Part of the melting pot: On Friday, July 27, on the grounds of Pennsbury Manor, 45 individuals hailing from more than 20 countries completed the journey to citizenship during a naturalization ceremony. Source: David Garrett Photography

Guy De Bruyn wasn’t even a teenager when he realized his life’s mission. He wanted to become a U.S. citizen.

A native of South Africa, De Bruyn said goodbye to the only home he knew at 12 years old to travel with his family to America, where his father was offered an advanced subcontracting position with Boeing. For De Bruyn, it was love at first sight as he stepped on U.S. soil for the first time.

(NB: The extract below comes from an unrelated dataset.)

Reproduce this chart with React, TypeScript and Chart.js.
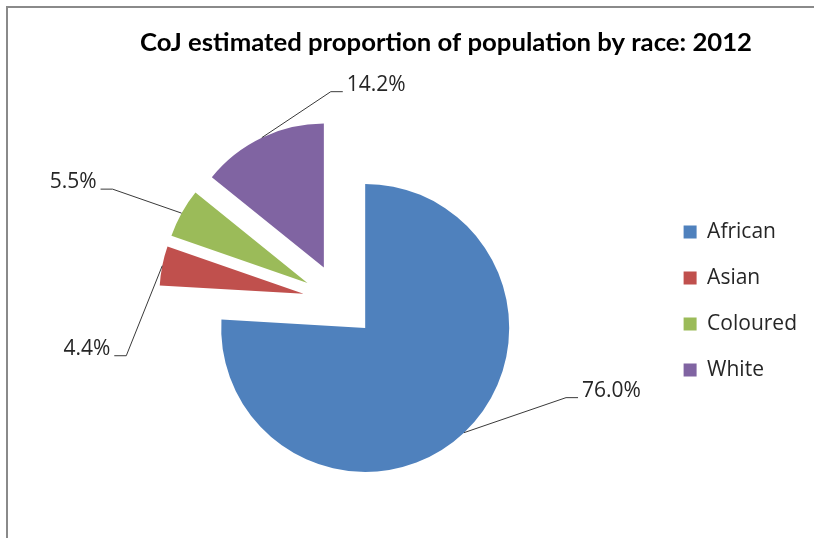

He was fascinated by it all, especially the freedom to travel between states without needing a permit. Though he moved back to South Africa some years later, he promised himself he’d be back.

Now, after nearly two decades, De Bruyn is not only a proud Northampton resident, he’s what his 12-year-old self dreamed of becoming someday — a U.S. citizen. On the morning of Friday, July 27, on the grounds of Pennsbury Manor, De Bruyn, along with 44 other individuals hailing from more than 20 countries, completed the journey to citizenship during a naturalization ceremony.

The American dream: After nearly two decades, South African native Guy De Bruyn is not only a proud Northampton resident, he’s a U.S. citizen. Source: David Garrett Photography

Officiated by Eastern District Judge of Pennsylvania Cynthia M. Rufe, the free ceremony was attended by nearly 150 loved ones, elected officials and community members interested in hearing the inspiring stories of the 45 nationals. According to Doug Miller, Pennsbury’s historic site administrator, more folding chairs had to be brought in to accommodate the unprecedented number of guests.

“Every year we do this event and it’s great,” he said. “Everyone in that group determined this is where they want to be.”

While some, like De Bruyn, came to the U.S. to expand their careers, others came for peace and safety — a stark contrast from the war zones raging in many of their home countries. Miller stressed that although someone can follow every U.S. law to a T and fill out all necessary paperwork, the road to official citizenship can often be a 10–15 year process. So when the day finally comes that they’re granted all the rights and freedoms of a U.S. citizen, it’s a big moment … especially when it takes place on the same grounds once walked by William Penn.

Commonly referred to as the “grandfather of the melting pot,” Penn was unique among his contemporaries for recruiting outside of England when he was building Pennsylvania. He wanted to unite as many cultures as possible in his new land.

“He cast a much broader net,” Miller explained.

The naturalization ceremony, which was first held at Pennsbury a decade ago, is particularly meaningful because it celebrates the diversity Penn once fought to bring to the state. When new citizens are sworn in, they accept certain rights that owe their origins to Penn’s work, including freedom of religion, the right of the common man to vote, and the right to a trial by jury.

In attendance at the ceremony was the League of Women Voters of Bucks County, who helped the new citizens register to vote, as well as Congressman Brian Fitzpatrick.

“As a second-generation Irish-American, I was proud to participate in the swearing in of 45 of our newest fellow Americans at the historic Pennsbury Manor,” he told The Times. “Representing a diverse group of cultures and bringing a wealth of experiences, these individuals will continue to collectively better our communities in Bucks and Montgomery County. I speak for all of us in sending them our heartiest congratulations, and stand with these new citizens in their love for this nation and our shared values of freedom, democracy and equality.”

Also present were participants of Pennsbury’s summer history camp, who enjoyed short Q&A sessions with both Judge Rufe and Congressman Fitzpatrick. Miller explained how Pennsbury works with the federal court each year to align the ceremony with the camp program. He understands that in today’s world, Americans have trepidations about certain countries and religions. Allowing the young campers to bear witness to the ceremony helps them see that not everyone from a particular place is bad. Many just want a better life for themselves and their loved ones.

This year’s new citizens hail from the following countries: Algeria, Bangladesh, Belarus, Cambodia, People’s Republic of China, Colombia, Dominican Republic, El Salvador, France, Guatemala, Haiti, India, Kenya, Liberia, Mali, Mauritania, Nicaragua, Peru, Russia, South Korea, Sri Lanka, Thailand, Turkey, Turkmenistan, Ukraine and Vietnam.